Firearms Buyback Program Overview

Branch Overview

The Firearms Buyback Program (FBP) provides strategic advice, oversight, and direction on the design, development, implementation and management of the buyback program for assault-style firearms (ASFs). The FBP supports the Minister of Public Safety in the implementation and management of the Ministerial commitment related to the establishment of a national buyback program for ASFs.

The FBP is composed of four divisions:

  1. Program Design
  2. Policy
  3. Program Management Office
  4. Program Governance and Engagement

These divisions report to the Assistant Deputy Minister, Firearms Program Branch. Currently, the FBP is expanding its capacity to advance and launch a national buyback program, building on its contingent of the twenty-four employees and supported by an operating budget of approximately $5.4M.

Key Files and Responsibilities

Buyback Program:

The Prime Minister has given the Minister of Public Safety a clear mandate to make it mandatory for owners to dispose of their ASFs, including surrendering them to the government for compensation or having them rendered inoperable at the government’s expense. The recent Speech from the Throne reaffirmed the Government of Canada’s resolve to do more to keep Canadians safe from gun crime, which includes implementing the FBP. An Amnesty is in place until October 30, 2023, to protect lawful firearms owners and businesses from criminal liability for illegal possession and to allow them time to come into compliance with the law.

The total number of impacted ASFs is estimated to be approximately 144,000. This figure is an estimate as only some of the firearms were previously restricted, and therefore registered with the Canadian Firearms Program. Industry estimates are much higher at 518,000.

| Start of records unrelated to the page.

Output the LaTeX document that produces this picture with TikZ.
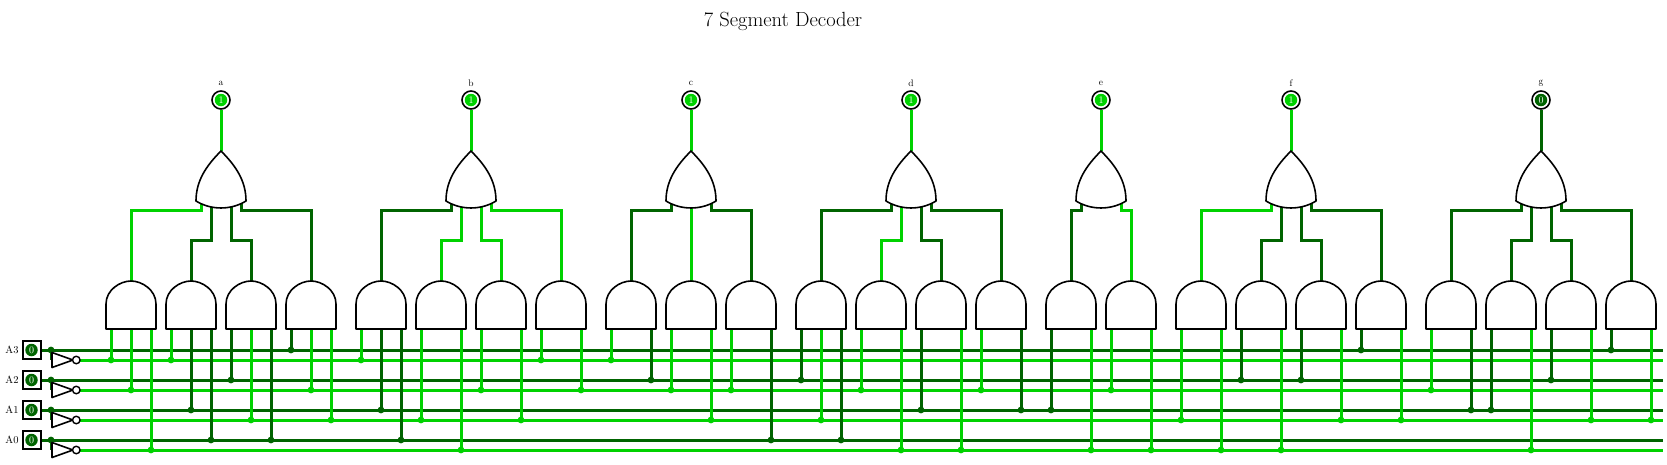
\documentclass[tikz,border=0pt]{standalone}
\definecolor{lit}{RGB}{0,210,0}
\definecolor{unlit}{RGB}{0,100,0}
\tikzset{
  x=1pt,y=-1pt,
  wire/.style={line width=3pt,line join=miter},
  gateline/.style={draw=black,line width=1.6pt,fill=white,line join=round},
  digit/.style={circle,inner sep=0pt,minimum size=12.5pt,text=white,font=\fontsize{10}{10}\selectfont},
  inbox/.style={draw=black,line width=2pt,fill=white,minimum size=18pt,inner sep=0pt},
  outring/.style={circle,draw=black,line width=1.6pt,fill=white,minimum size=18pt,inner sep=0pt},
  pinlabel/.style={inner sep=0pt,font=\fontsize{10.5}{11}\selectfont},
  toplabel/.style={inner sep=0pt,font=\fontsize{9.5}{10}\selectfont},
  bubble/.style={circle,draw=black,line width=1.4pt,fill=white,minimum size=7.5pt,inner sep=0pt},
}
\begin{document}
\begin{tikzpicture}
\useasboundingbox (0,0) rectangle (1667,464);
\node[inner sep=0pt,font=\fontsize{20.5}{22}\selectfont] (title) at (783,21) {7 Segment Decoder};

% bus rails
\foreach \n/\y in {3/350,2/380,1/410,0/440}{
  \coordinate (A\n) at (41,\y);
  \coordinate (J\n) at (51,\y);
  \coordinate (N\n) at (80,\y+10);
  \coordinate (EA\n) at (1663,\y);
  \coordinate (EN\n) at (1663,\y+10);
  \coordinate (S\n) at (51,\y+10);
}
\coordinate (lowY) at (0,210);
\coordinate (highY) at (0,240);

% gate anchor points
\foreach \c in {131,191,251,311,381,441,501,561,631,691,751,821,881,941,1001,1071,1131,1201,1261,1321,1381,1451,1511,1571,1631}{
  \coordinate (g\c) at (\c,329);
  \coordinate (t\c) at (\c,281);
}
\foreach \c in {221,471,691,911,1101,1291,1541}{
  \coordinate (o\c) at (\c,194);
  \coordinate (tip\c) at (\c,151);
}

% rails
\foreach \n in {3,2,1,0}{
  \draw[wire,unlit] (A\n) -- (EA\n);
  \draw[wire,lit] (N\n) -- (EN\n);
}

% AND inputs: gate / offset / rail / colour
\foreach \c/\off/\bus/\st in {
 131/-20/N3/lit,131/0/N2/lit,131/20/N0/lit,
 191/-20/N3/lit,191/0/A1/unlit,191/20/A0/unlit,
 251/-20/A2/unlit,251/0/N1/lit,251/20/A0/unlit,
 311/-20/A3/unlit,311/0/N2/lit,311/20/N1/lit,
 381/-20/N3/lit,381/0/A1/unlit,381/20/A0/unlit,
 441/-20/N1/lit,441/20/N0/lit,
 501/-20/N2/lit,501/20/N1/lit,
 561/-20/N3/lit,561/20/N2/lit,
 631/-20/N3/lit,631/20/A2/unlit,
 691/-20/N2/lit,691/20/N1/lit,
 751/-20/N2/lit,751/20/A0/unlit,
 821/-20/A2/unlit,821/0/N1/lit,821/20/A0/unlit,
 881/-20/N2/lit,881/20/N0/lit,
 941/-20/A1/unlit,941/20/N0/lit,
 1001/-20/N2/lit,1001/20/A1/unlit,
 1071/-20/A1/unlit,1071/20/N0/lit,
 1131/-20/N2/lit,1131/20/N0/lit,
 1201/-20/N1/lit,1201/20/N0/lit,
 1261/-20/A2/unlit,1261/20/N0/lit,
 1321/-20/A2/unlit,1321/20/N1/lit,
 1381/-20/A3/unlit,1381/20/N1/lit,
 1451/-20/N2/lit,1451/20/A1/unlit,
 1511/-20/A1/unlit,1511/20/N0/lit,
 1571/-20/A2/unlit,1571/20/N1/lit,
 1631/-20/A3/unlit,1631/20/N1/lit}{
  \coordinate (p) at ([xshift=\off pt]g\c);
  \draw[wire,\st] (p) -- (p |- \bus);
  \fill[\st] (p |- \bus) circle (3.4);
}

% AND outputs to OR inputs: or / offset / and / level / colour
\foreach \o/\off/\c/\lvl/\st in {
 221/-20/131/lowY/lit,221/-10/191/highY/unlit,221/10/251/highY/unlit,221/20/311/lowY/unlit,
 471/-20/381/lowY/unlit,471/-10/441/highY/lit,471/10/501/highY/lit,471/20/561/lowY/lit,
 691/-20/631/lowY/unlit,691/0/691/highY/lit,691/20/751/lowY/unlit,
 911/-20/821/lowY/unlit,911/-10/881/highY/lit,911/10/941/highY/unlit,911/20/1001/lowY/unlit,
 1101/-20/1071/lowY/unlit,1101/20/1131/lowY/lit,
 1291/-20/1201/lowY/lit,1291/-10/1261/highY/unlit,1291/10/1321/highY/unlit,1291/20/1381/lowY/unlit,
 1541/-20/1451/lowY/unlit,1541/-10/1511/highY/unlit,1541/10/1571/highY/unlit,1541/20/1631/lowY/unlit}{
  \coordinate (p) at ([xshift=\off pt]o\o);
  \draw[wire,\st] (p) -- (p |- \lvl) -| (t\c);
}

% AND gates
\foreach \c in {131,191,251,311,381,441,501,561,631,691,751,821,881,941,1001,1071,1131,1201,1261,1321,1381,1451,1511,1571,1631}{
  \draw[gateline] ([xshift=-25pt]g\c) -- ++(0,-25)
     .. controls +(0,-14) and +(-11,0) .. (t\c)
     .. controls +(11,0) and +(0,-14) .. ([xshift=25pt,yshift=25pt]g\c)
     -- ([xshift=25pt]g\c) -- cycle;
}

% OR gates and outputs: or / name / value / colour
\foreach \o/\lab/\val/\st in {221/a/1/lit,471/b/1/lit,691/c/1/lit,911/d/1/lit,1101/e/1/lit,1291/f/1/lit,1541/g/0/unlit}{
  \node[outring] (out\o) at (\o,100) {};
  \draw[wire,\st] (tip\o) -- (out\o.south);
  \node[digit,fill=\st] (val\o) at (out\o.center) {\val};
  \node[toplabel] (lab\o) at (\o,83) {\lab};
  \draw[gateline] (tip\o)
     .. controls +(-15,15) and +(0,-20) .. ([xshift=-25pt,yshift=-7pt]o\o)
     .. controls +(15,9.3) and +(-15,9.3) .. ([xshift=25pt,yshift=-7pt]o\o)
     .. controls +(0,-20) and +(15,15) .. (tip\o) -- cycle;
}

% input pins and inverters
\foreach \n/\y in {3/350,2/380,1/410,0/440}{
  \draw[wire,unlit] (J\n) -- (S\n);
  \fill[unlit] (J\n) circle (3.4);
  \draw[black,line width=1.6pt,fill=white,line join=round] (52,\y+2.5) -- (52,\y+17.5) -- (73,\y+10) -- cycle;
  \node[bubble] (inv\n) at (76.3,\y+10) {};
  \node[inbox] (pin\n) at (31.5,\y) {};
  \node[digit,fill=unlit] (val\n) at (pin\n.center) {0};
  \node[pinlabel] (name\n) at (12,\y) {A\n};
}
\end{tikzpicture}
\end{document}
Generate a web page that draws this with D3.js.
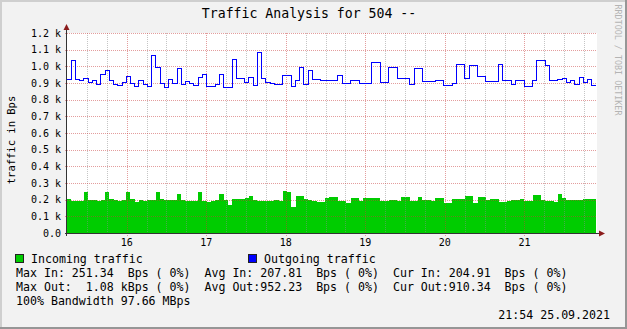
<!DOCTYPE html>
<html>
<head>
<meta charset="utf-8">
<script src="https://cdn.jsdelivr.net/npm/d3@7/dist/d3.min.js"></script>
<style>
  body { margin: 0; background: #f2f2f2; }
  svg text { font-family: "DejaVu Sans Mono", monospace; white-space: pre; }
</style>
</head>
<body>
<svg id="chart" width="627" height="329"></svg>
<script>
// values in k Bps, one per step
const inTraffic = [
  0.204, 0.190, 0.194, 0.190, 0.244, 0.196, 0.196, 0.192, 0.196, 0.244,
  0.206, 0.198, 0.192, 0.196, 0.244, 0.206, 0.188, 0.196, 0.190, 0.196,
  0.196, 0.244, 0.206, 0.196, 0.196, 0.196, 0.236, 0.196, 0.192, 0.192,
  0.192, 0.244, 0.190, 0.184, 0.190, 0.196, 0.236, 0.196, 0.170, 0.206,
  0.206, 0.206, 0.212, 0.222, 0.196, 0.190, 0.192, 0.194, 0.194, 0.200,
  0.194, 0.251, 0.244, 0.158, 0.222, 0.222, 0.206, 0.196, 0.194, 0.188,
  0.188, 0.210, 0.216, 0.216, 0.194, 0.194, 0.182, 0.210, 0.210, 0.194,
  0.210, 0.210, 0.210, 0.210, 0.193, 0.193, 0.198, 0.198, 0.194, 0.216,
  0.216, 0.193, 0.193, 0.216, 0.200, 0.200, 0.193, 0.210, 0.210, 0.182,
  0.182, 0.204, 0.204, 0.204, 0.222, 0.222, 0.182, 0.216, 0.216, 0.200,
  0.204, 0.204, 0.188, 0.188, 0.194, 0.198, 0.198, 0.204, 0.194, 0.194,
  0.228, 0.228, 0.200, 0.194, 0.194, 0.188, 0.234, 0.210, 0.200, 0.200,
  0.200, 0.200, 0.204, 0.204, 0.205
];

const outTraffic = [
  0.922, 1.036, 0.922, 0.916, 0.928, 0.908, 0.916, 0.894, 0.954, 0.978,
  0.916, 0.894, 0.888, 0.906, 0.942, 0.900, 0.884, 0.916, 0.894, 0.884,
  1.066, 0.996, 0.900, 0.878, 0.922, 0.900, 0.990, 0.894, 0.910, 0.900,
  0.888, 0.934, 0.954, 0.884, 0.884, 0.894, 0.954, 0.878, 0.878, 1.042,
  0.928, 0.928, 0.906, 0.934, 0.888, 1.084, 0.928, 0.906, 0.900, 0.894,
  0.894, 0.948, 0.948, 0.884, 0.916, 0.996, 0.894, 0.978, 0.922, 0.922,
  0.916, 0.916, 0.916, 0.916, 0.948, 0.900, 0.900, 0.916, 0.916, 0.900,
  0.900, 0.900, 1.026, 1.026, 0.906, 0.906, 0.996, 0.996, 0.928, 0.928,
  0.928, 0.894, 0.988, 0.988, 0.910, 0.910, 0.910, 0.920, 0.920, 0.886,
  0.886, 0.900, 1.012, 1.012, 0.928, 1.006, 1.006, 0.940, 0.940, 0.910,
  0.910, 0.910, 1.012, 0.920, 0.920, 0.894, 0.920, 0.920, 0.880, 0.880,
  0.916, 1.036, 1.036, 1.006, 0.916, 0.916, 0.926, 0.932, 0.904, 0.916,
  0.894, 0.934, 0.904, 0.924, 0.886
];

const yTicks = [0, 0.1, 0.2, 0.3, 0.4, 0.5, 0.6, 0.7, 0.8, 0.9, 1.0, 1.1, 1.2];
const yTickLabels = ["0.0", "0.1 k", "0.2 k", "0.3 k", "0.4 k", "0.5 k", "0.6 k",
  "0.7 k", "0.8 k", "0.9 k", "1.0 k", "1.1 k", "1.2 k"];
const hourTicks = [16, 17, 18, 19, 20, 21];

const startTime = new Date(2021, 8, 25, 15, 15);
const endTime = new Date(2021, 8, 25, 21, 54);

const title = "Traffic Analysis for 504 --";
const yTitle = "traffic in Bps";
const sideText = "RRDTOOL / TOBI OETIKER";
const legendItems = [
  { label: "Incoming traffic", color: "#00cc00", x: 15 },
  { label: "Outgoing traffic", color: "#0000ff", x: 248 }
];
const statLines = [
  "Max In: 251.34  Bps ( 0%)  Avg In: 207.81  Bps ( 0%)  Cur In: 204.91  Bps ( 0%)",
  "Max Out:  1.08 kBps ( 0%)  Avg Out:952.23  Bps ( 0%)  Cur Out:910.34  Bps ( 0%)",
  "100% Bandwidth 97.66 MBps"
];
const stamp = "21:54 25.09.2021";

const W = 627, H = 329;
const plot = { left: 67, right: 596, top: 33, bottom: 233 };

const svg = d3.select('#chart');

// background + rrdtool style shading
svg.append('rect').attr('width', W).attr('height', H).attr('fill', '#f2f2f2');
svg.append('path')
  .attr('d', `M0,0 H${W} V2 H2 V${H} H0 Z`)
  .attr('fill', '#cfcfcf');
svg.append('path')
  .attr('d', `M${W},${H} H0 V${H - 2} H${W - 2} V0 H${W} Z`)
  .attr('fill', '#969696');

const x = d3.scaleTime().domain([startTime, endTime]).range([plot.left, plot.right]);
const y = d3.scaleLinear().domain([0, 1.2]).range([plot.bottom, plot.top]);

const stepMs = (endTime - startTime) / inTraffic.length;
const toPoints = arr => {
  const pts = arr.map((v, i) => ({ t: new Date(+startTime + i * stepMs), v }));
  pts.push({ t: endTime, v: arr[arr.length - 1] });
  return pts;
};

// canvas
svg.append('rect')
  .attr('x', plot.left).attr('y', plot.top)
  .attr('width', plot.right - plot.left + 1).attr('height', plot.bottom - plot.top)
  .attr('fill', '#ffffff');

// incoming area
const area = d3.area()
  .curve(d3.curveStepAfter)
  .x(d => x(d.t))
  .y0(y(0))
  .y1(d => y(d.v));

svg.append('path')
  .datum(toPoints(inTraffic))
  .attr('d', area)
  .attr('fill', '#00cc00')
  .attr('shape-rendering', 'crispEdges');

// grid (over the area, like the original)
const gridG = svg.append('g').attr('shape-rendering', 'crispEdges');
const minorTimes = d3.timeMinute.every(15).range(startTime, endTime)
  .filter(t => t.getMinutes() !== 0 && +t !== +startTime);
const hourTimes = hourTicks.map(h => new Date(2021, 8, 25, h, 0));

const px = v => Math.round(v) + 0.5;

gridG.selectAll('line.minor')
  .data(minorTimes)
  .join('line')
  .attr('class', 'minor')
  .attr('x1', d => px(x(d))).attr('x2', d => px(x(d)))
  .attr('y1', plot.top).attr('y2', plot.bottom + 2)
  .attr('stroke', 'rgba(140,140,140,0.5)')
  .attr('stroke-dasharray', '1,1');

gridG.selectAll('line.vmajor')
  .data(hourTimes)
  .join('line')
  .attr('class', 'vmajor')
  .attr('x1', d => px(x(d))).attr('x2', d => px(x(d)))
  .attr('y1', plot.top).attr('y2', plot.bottom + 3)
  .attr('stroke', 'rgba(200,60,60,0.5)')
  .attr('stroke-dasharray', '1,1');

gridG.selectAll('line.hmajor')
  .data(yTicks.slice(1))
  .join('line')
  .attr('class', 'hmajor')
  .attr('x1', plot.left - 2).attr('x2', plot.right + 1)
  .attr('y1', d => px(y(d))).attr('y2', d => px(y(d)))
  .attr('stroke', 'rgba(200,60,60,0.5)')
  .attr('stroke-dasharray', '1,1');

// outgoing line
const line = d3.line()
  .curve(d3.curveStepAfter)
  .x(d => x(d.t))
  .y(d => Math.round(y(d.v)) + 0.5);

svg.append('path')
  .datum(toPoints(outTraffic))
  .attr('d', line)
  .attr('fill', 'none')
  .attr('stroke', '#0000ff')
  .attr('stroke-width', 1)
  .attr('shape-rendering', 'crispEdges');

// axes
svg.append('line')
  .attr('x1', plot.left - 0.5).attr('x2', plot.left - 0.5)
  .attr('y1', plot.bottom + 3).attr('y2', plot.top - 4)
  .attr('stroke', '#333').attr('shape-rendering', 'crispEdges');
svg.append('line')
  .attr('x1', plot.left - 2).attr('x2', plot.right + 4)
  .attr('y1', plot.bottom + 0.5).attr('y2', plot.bottom + 0.5)
  .attr('stroke', '#333').attr('shape-rendering', 'crispEdges');

const arrowColor = '#8b1c1c';
svg.append('path')
  .attr('d', `M${plot.left - 3.5},${plot.top - 3} L${plot.left - 0.5},${plot.top - 9} L${plot.left + 2.5},${plot.top - 3} Z`)
  .attr('fill', arrowColor);
svg.append('path')
  .attr('d', `M${plot.right + 3},${plot.bottom - 2.5} L${plot.right + 9},${plot.bottom + 0.5} L${plot.right + 3},${plot.bottom + 3.5} Z`)
  .attr('fill', arrowColor);

// y labels
svg.append('g')
  .selectAll('text')
  .data(yTicks)
  .join('text')
  .attr('x', 61)
  .attr('y', d => y(d) + 3.5)
  .attr('text-anchor', 'end')
  .attr('font-size', 10)
  .attr('fill', '#000')
  .text((d, i) => yTickLabels[i]);

// x labels
svg.append('g')
  .selectAll('text')
  .data(hourTimes)
  .join('text')
  .attr('x', d => x(d))
  .attr('y', 246)
  .attr('text-anchor', 'middle')
  .attr('font-size', 10)
  .attr('fill', '#000')
  .text(d => d3.timeFormat('%H')(d));

// title + axis title + side text
svg.append('text')
  .attr('x', 309).attr('y', 18)
  .attr('text-anchor', 'middle')
  .attr('font-size', 13.2)
  .text(title);

svg.append('text')
  .attr('transform', 'translate(15,140) rotate(-90)')
  .attr('text-anchor', 'middle')
  .attr('font-size', 10.5)
  .text(yTitle);

svg.append('text')
  .attr('transform', 'translate(615,60) rotate(90)')
  .attr('text-anchor', 'middle')
  .attr('font-size', 8.4)
  .attr('fill', '#b4b4b4')
  .text(sideText);

// legend
const legG = svg.append('g');
legendItems.forEach(d => {
  legG.append('rect')
    .attr('x', d.x + 0.5).attr('y', 254.5)
    .attr('width', 8).attr('height', 8)
    .attr('fill', d.color)
    .attr('stroke', '#222');
  legG.append('text')
    .attr('x', d.x + 16).attr('y', 263)
    .attr('font-size', 11.6)
    .text(d.label);
});

legG.selectAll('text.stat')
  .data(statLines)
  .join('text')
  .attr('class', 'stat')
  .attr('x', 16)
  .attr('y', (d, i) => 277 + i * 14)
  .attr('font-size', 11.6)
  .text(d => d);

svg.append('text')
  .attr('x', 610).attr('y', 318.5)
  .attr('text-anchor', 'end')
  .attr('font-size', 11.6)
  .text(stamp);
</script>
</body>
</html>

Program design is expected to involve a hybrid implementation model, with the Royal Canadian Mounted Police (RCMP), provincial/municipal police, and business partners all collecting and destroying ASFs in their areas of service. Given this distributed approach, the Firearms Program is engaging with Provinces, Territories and Municipalities, and the firearms industry, to secure their participation and make certain that the buyback program is implemented in a safe and efficient manner.



Priorities for the FBP in the near term including finalizing the overall program architecture and design [REDACTED] program development and administration. [REDACTED]. Below are more details on the responsibilities of each division.

Program Design Division:

The Program Design Division is responsible for designing the overall program architecture, including process mapping and development. The Division liaises with multiple partners on Information Management and Information Technology solutions, including PS’s Chief Information Officer, Shared Services Canada (SSC), and the Treasury Board Secretariat, on IM/IT businesses analysis. The Division works closely with the RCMP in designing the program, with Employment and Social Development Canada (ESDC) in the establishment of a call centre and payments processes for the program, and with Public Services and Procurement Canada (PSPC) for all procurement activities.

Policy Division:

The Policy Division is responsible for identifying and seeking the necessary authorities to implement the buyback program. Key functions of the Policy Division include leading the development of MC and Treasury Board Submissions, budget and off-cycle Budget requests, developing briefing material for senior executives, advising and supporting senior executives on external engagement, as well as maintaining relationships with Central Agencies.

Program Management Office Division:

The Project Management Division is responsible for developing the project plan of the buyback Program and managing all deliverables in accordance with the plan. Key functions of the Division include providing a framework for the buyback Program’s activities, establishing project schedules, setting milestones and coordinating activities. The Division is also responsible for ensuring that the Case Management System Business Requirements are integrated with the Chief Information Officer Branch CMS Design and Testing Team. Key activities are Establishment and Approval of Charter, Scope, Design and Build Business Requirements, User Acceptance Testing and Roll-Out Phase Plan. The Division is equally responsible for designing and implementing an internal audit and reporting framework. In addition, the Division manages the various contractors and consultants hired to assist in the design, development monitoring and reporting of the buyback Program, which includes IBM consultants tasked with the refinement of business processes and an external management group monitoring all gating aspects of the program.

Program Governance and Engagement Division:

The Program Governance and Administration Division is responsible for supporting the buyback program governance committees in a Secretariat capacity and coordinating all engagement, communication and outreach efforts for the program.

Key Partners

The FBP works with a variety of partners to achieve its mandate commitment. The FBP works with the RCMP, ESDC, PSPC and SSC on program design efforts and MC development.

The FBP also works with international partners, including the New Zealand Police, to inform program design development and apply lessons learned from their buyback experience. The FBP is currently working with Provinces, Territories and Municipalities to seek partnerships for program implementation. It is also working with businesses to finalize the business compensation model and establish partnerships to collect and destroy business stock.